Footage on Kenyan television showed a large red passenger bus with a large hole ripped out of its side, and a green bus with its roof and sided buckled by an explosion, about 1 kilometer (0.6 miles) away.

Kenya's Disaster Operation Center said the bombings had killed two passengers and wounded 62, with 20 of them in critical condition -- mostly women and children.

Both buses nearly full

The Nation newspaper said the 45-seater vehicles were almost full when the blasts occurred.

Kenyan media said bombs had either been planted on the vehicles or grenades had been thrown at the buses driving along the Thika Highway, eight kilometers (five miles) from Nairobi's city center.
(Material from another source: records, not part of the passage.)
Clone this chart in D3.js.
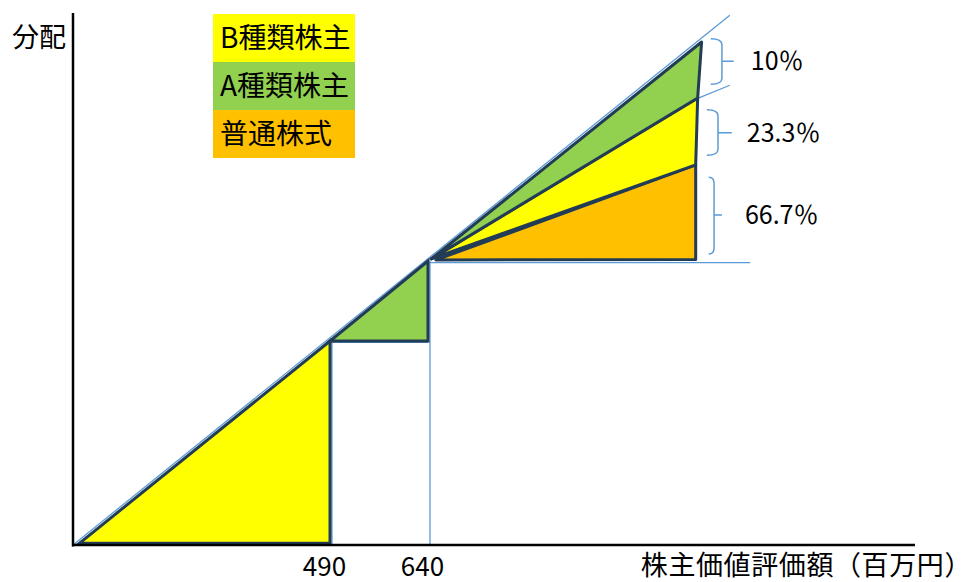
<!DOCTYPE html>
<html><head><meta charset="utf-8">
<script src="https://cdn.jsdelivr.net/npm/d3@7"></script>
<style>
body{margin:0;background:#fff}
svg{display:block}
text{font-family:"Noto Sans CJK JP","Noto Sans",sans-serif;fill:#000}
</style>
</head><body><svg id="c" width="973" height="582"></svg>
<script>
// ---- data (value units) ----
const breakpoints = [0, 490, 640, 1050];            // 株主価値評価額 break values
const tickValues = [490, 640];
const legendLabels = ["B種類株主", "A種類株主", "普通株式"];
const legendColors = ["#FFFF00", "#92D050", "#FFC000"];
const bPoly = [[12, 4], [490, 490], [490, 4]];        // B種類株主 (0–490)
const aPoly = [[490, 490], [640, 640], [640, 490]];   // A種類株主 (490–640)
const fanApex = [[645, 644], [645, 644], [652, 642]]; // apex of each wedge above 640
const fanEdge = [[1057, 1050], [1051, 945], [1048, 820], [1048, 643]]; // right edge, top→bottom
const fanColors = ["#92D050", "#FFFF00", "#FFC000"];
const shareLabels = ["10％", "23.3％", "66.7％"];
const braceTop = [1056, 923, 797];
const braceBottom = [971, 838, 653];
const braceMid = [1014, 880, 726];
const braceEnd = [1071, 1065, 1068];
const braceSpine = [1088, 1082, 1076];
const braceTip = [1106, 1103, 1088];
const labelX = [1132, 1126, 1123];
const guideLines = [
  [[0, 0], [1100, 1100]],
  [[493, 488], [493, 0]],
  [[490, 487], [640, 487]],
  [[643, 640], [643, 0]],
  [[640, 637], [1131, 637]],
  [[1052, 945], [1100, 969]]
];

// ---- scales ----
const svg = d3.select("#c");
const x = d3.scaleLinear().domain(breakpoints).range([73, 330, 428, 697]);
const y = d3.scaleLinear().domain(breakpoints).range([545, 341, 261, 42]);
const line = d3.line().x(d => x(d[0])).y(d => y(d[1]));
const poly = pts => line(pts) + "Z";

const DARK = "#233c56", BLUE = "#5B9BD5";

// guide lines
svg.append("g").selectAll("path").data(guideLines).join("path")
  .attr("d", line).attr("fill", "none").attr("stroke", BLUE).attr("stroke-width", 1.3);

// shapes
svg.append("path").attr("d", poly(bPoly)).attr("fill", legendColors[0])
  .attr("stroke", DARK).attr("stroke-width", 3).attr("stroke-linejoin", "miter");
svg.append("path").attr("d", poly(aPoly)).attr("fill", legendColors[1])
  .attr("stroke", DARK).attr("stroke-width", 3);

const fans = fanColors.map((c, i) => ({c, pts: [fanApex[i], fanEdge[i], fanEdge[i + 1]]}));
svg.append("g").selectAll("path").data(fans.slice().reverse()).join("path")
  .attr("d", d => poly(d.pts)).attr("fill", d => d.c)
  .attr("stroke", DARK).attr("stroke-width", 3).attr("stroke-linejoin", "round");

// axes
svg.append("line").attr("x1", 73).attr("x2", 73).attr("y1", 13).attr("y2", 546.5)
  .attr("stroke", "#000").attr("stroke-width", 2.5);
svg.append("line").attr("x1", 72).attr("x2", 915).attr("y1", 545).attr("y2", 545)
  .attr("stroke", "#000").attr("stroke-width", 2.5);

const xAxis = svg.append("g").attr("transform", "translate(0,545)")
  .call(d3.axisBottom(x).tickValues(tickValues).tickSize(0).tickPadding(0));
xAxis.select(".domain").remove();
xAxis.selectAll("text").attr("dy", 0).attr("y", 31).attr("dx", -6)
  .style("font-size", "26px").style("font-family", '"Noto Sans CJK JP",sans-serif').attr("fill", "#000");

svg.append("text").attr("x", 972).attr("y", 575).attr("text-anchor", "end")
  .style("font-size", "27px").style("letter-spacing", "0.6px").text("株主価値評価額（百万円）");
svg.append("text").attr("x", 66).attr("y", 47).attr("text-anchor", "end")
  .style("font-size", "27px").text("分配");

// legend
const lg = svg.append("g");
lg.selectAll("rect").data(legendLabels).join("rect")
  .attr("x", 213).attr("y", (d, i) => 14 + i * 48).attr("width", 142).attr("height", 48)
  .attr("fill", (d, i) => legendColors[i]);
lg.selectAll("text").data(legendLabels).join("text")
  .attr("x", 220).attr("y", (d, i) => 48 + i * 48)
  .style("font-size", "28px").text(d => d);

// braces and share labels
const braceData = shareLabels.map((t, i) => ({
  t, top: y(braceTop[i]), bot: y(braceBottom[i]), mid: y(braceMid[i]),
  e: x(braceEnd[i]), s: x(braceSpine[i]), tip: x(braceTip[i]), lx: x(labelX[i])
}));
svg.append("g").selectAll("path").data(braceData).join("path")
  .attr("d", d => {
    const r = 6;
    return `M${d.e},${d.top} Q${d.s},${d.top} ${d.s},${d.top + r} L${d.s},${d.bot - r} Q${d.s},${d.bot} ${d.e},${d.bot}` +
      ` M${d.s},${d.mid} L${d.tip},${d.mid}`;
  })
  .attr("fill", "none").attr("stroke", BLUE).attr("stroke-width", 1.5);
svg.append("g").selectAll("text").data(braceData).join("text")
  .attr("x", d => d.lx).attr("y", d => d.mid + 9)
  .style("font-size", "25px").text(d => d.t);
</script>
</body></html>
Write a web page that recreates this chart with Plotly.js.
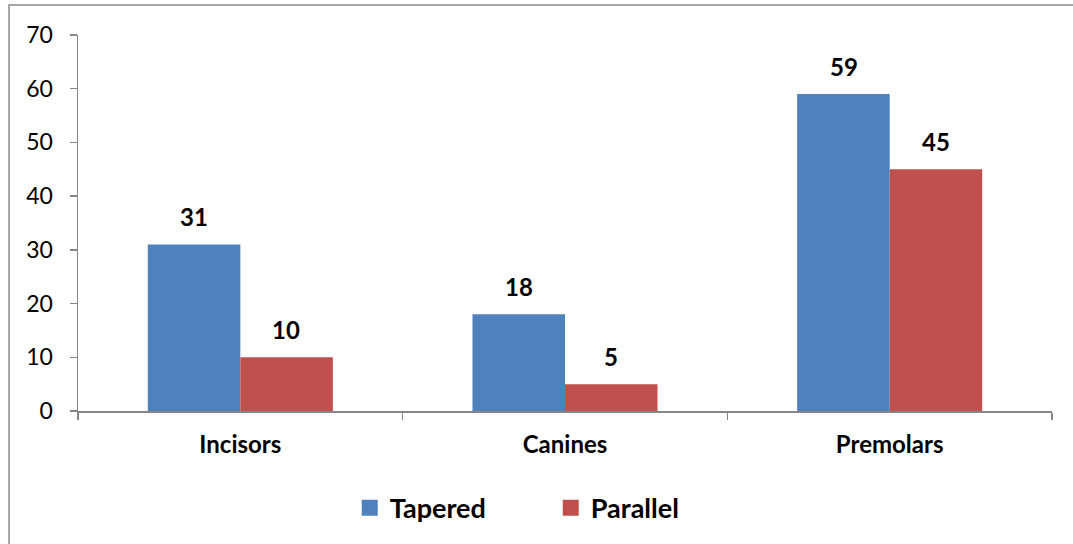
<!DOCTYPE html>
<html>
<head>
<meta charset="utf-8">
<script src="https://cdn.plot.ly/plotly-3.0.1.min.js"></script>
<style>html,body{margin:0;padding:0;background:#fff;}#chart{width:1073px;height:544px;}</style>
</head>
<body>
<div id="chart"></div>
<script>
const categories = ["Incisors", "Canines", "Premolars"];
const tapered = [31, 18, 59];
const parallel = [10, 5, 45];
const seriesNames = ["Tapered", "Parallel"];
const colors = ["#4F81BD", "#C0504D"];

const FONT = "Lato, 'Open Sans', sans-serif";
const allSeries = [tapered, parallel];

const traces = allSeries.map((vals, i) => ({
  type: "bar",
  x: categories,
  y: vals,
  name: seriesNames[i],
  marker: {color: colors[i]},
  showlegend: false,
  legendgroup: seriesNames[i],
  hoverinfo: "x+y+name"
}));
// legend-only entries with larger square symbols
seriesNames.forEach((n, i) => traces.push({
  type: "scatter", mode: "markers", x: [null], y: [null], name: n,
  legendgroup: n,
  marker: {symbol: "square", size: 16, color: colors[i]}
}));

const annotations = [];
allSeries.forEach((vals, i) => {
  vals.forEach((v, j) => {
    annotations.push({
      x: categories[j], y: v, xref: "x", yref: "y",
      text: String(v), showarrow: false,
      xshift: i === 0 ? -46 : 46, yshift: 28, yanchor: "middle",
      font: {family: FONT, size: 24, color: "#000", weight: "bold"}
    });
  });
});

const layout = {
  width: 1073, height: 544,
  margin: {l: 78, r: 21, t: 35, b: 132},
  paper_bgcolor: "#fff", plot_bgcolor: "#fff",
  font: {family: FONT, color: "#000"},
  barmode: "group",
  bargap: 0.43,
  bargroupgap: 0,
  showlegend: true,
  legend: {
    orientation: "h", x: 0.279, xanchor: "left", y: -0.255, yanchor: "middle",
    font: {family: FONT, size: 27, color: "#000", weight: "bold"},
    entrywidth: 156, entrywidthmode: "pixels",
    itemsizing: "trace", bgcolor: "rgba(0,0,0,0)"
  },
  xaxis: {
    type: "category",
    showline: true, linecolor: "#868686", linewidth: 1.5,
    ticks: "outside", tickson: "boundaries", ticklen: 7, tickcolor: "#868686", tickwidth: 1.5,
    tickfont: {family: FONT, size: 24, color: "#000", weight: "bold"},
    ticklabelstandoff: 12,
    showgrid: false, zeroline: false, fixedrange: true
  },
  yaxis: {
    range: [0, 70], dtick: 10, tick0: 0,
    showline: true, linecolor: "#868686", linewidth: 1.5,
    ticks: "outside", ticklen: 7, tickcolor: "#868686", tickwidth: 1.5,
    tickfont: {family: FONT, size: 23, color: "#000"},
    ticklabelstandoff: 12,
    showgrid: false, zeroline: false, fixedrange: true
  },
  annotations: annotations,
  shapes: [{
    type: "rect", xref: "paper", yref: "paper",
    x0: -0.0708, x1: 1.2, y0: -0.5, y1: 1.0796,
    line: {color: "#8a8a8a", width: 1.5}, fillcolor: "rgba(0,0,0,0)", layer: "below"
  }]
};

Plotly.newPlot("chart", traces, layout, {displayModeBar: false, staticPlot: true});
</script>
</body>
</html>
There was no immediate claim of responsibility. After Saturday's bombings in Mombasa, Kenyan President Uhuru Kenyatta had blamed "terrorists."

"The terrorists would like a war of religion, bringing to an end our history of tolerance. This country will not allow it," Kenyatta said.

Controversial crackdown

Kenya has experienced a series of attacks since it sent troops to Somalia in 2011 to fight the al-Qaeda-linked militant group al-Shabab.

Last year, it claimed responsibility for a September attack on a Nairobi shopping mall, which left at least 67 people dead. Last month, a car bomb exploded outside a Nairobi police station, killing four people.

In recent months, Kenyan security forces have staged a controversial series of arrests, ostensibly aimed at Islamists linked to al-Shabab.

Human rights groups have heavily criticized the Kenyan crackdown, saying police had indiscriminately targeted people of Somali origin instead of criminals. Radical Islamist leaders have also been gunned down.

Kenyan troops are still posted in southern Somalia as part of an African Union force supporting a fragile internationally backed government in Mogadishu.

Mombasa tense

In Mombasa on Saturday evening, a grenade was thrown into a crowd at a bus stop, killing four people and wounding 15 other bystanders. A second blast occurred at an upscale hotel but did not result in casualties.

Bomb alerts prompted police to blow up a suspect bag at a church. Residents said security had been tight in Mombasa before Sunday church services.